Nano Permissions – How Nano Reads Write-Only Access Files

permissionsrhelsetuid

User has write-only permissions on a file, unable to cat or vi but is able to nano normally. How is this possible?

I was wondering what happens if you only have write-access on a file and this was how I tested it.

# cd /home/tester
# cat hello.txt
Hello World!
# ls -l hello.txt
-rw------- 1 root root 13 Nov 17 01:55 hello.txt
# chmod o+w hello.txt
# ls -l hello.txt
-rw-----w- 1 root root 13 Nov 17 01:55 hello.txt
# su tester
$ cd ~
$ cat hello.txt
cat: hello.txt: Permission denied
$ nano hello.txt

For some reason, nano is able to read the file (see screenshot). I've confirmed vi is not. My original hypothesis is that having write only permission allows you to only append the file like echo "Hello" > hello.txt.

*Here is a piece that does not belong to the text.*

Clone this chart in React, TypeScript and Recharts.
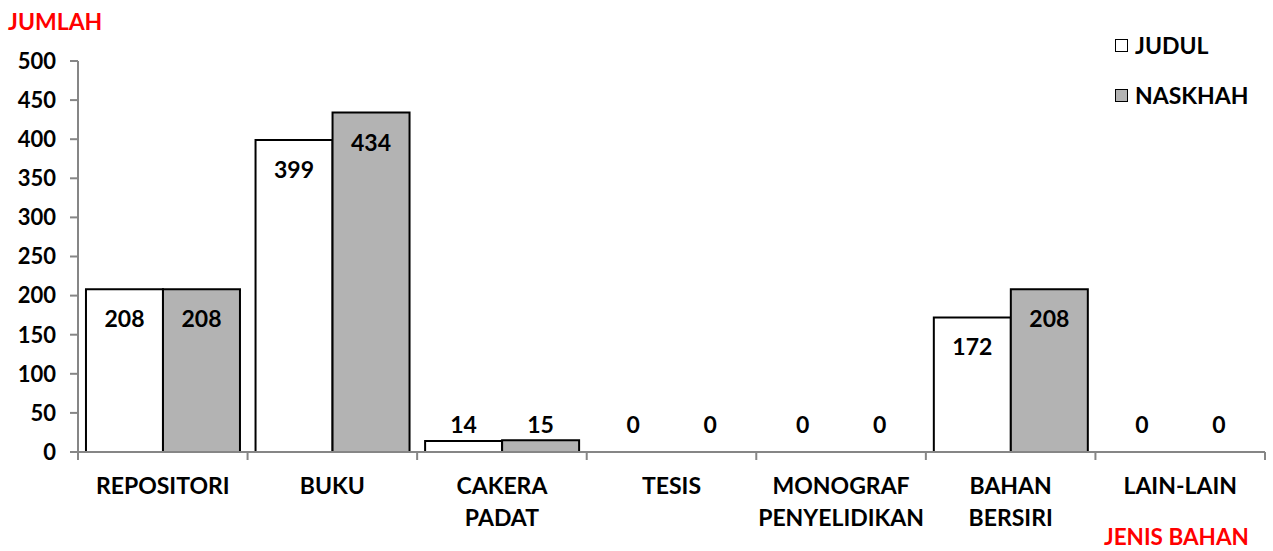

(See this screenshot for the actual commands I ran.)

Update

ls -l "$(type -p nano)" shows permissions -rwsr-xr-x root root.

Best Answer

-rwsr-xr-x root root in the result of ls -l "$(type -p nano)" means it is setuid. As a result, whoever runs nano has root privileges. This is not expected and shouldn't be happening in any normal environment. Find out with your administrator what the point is.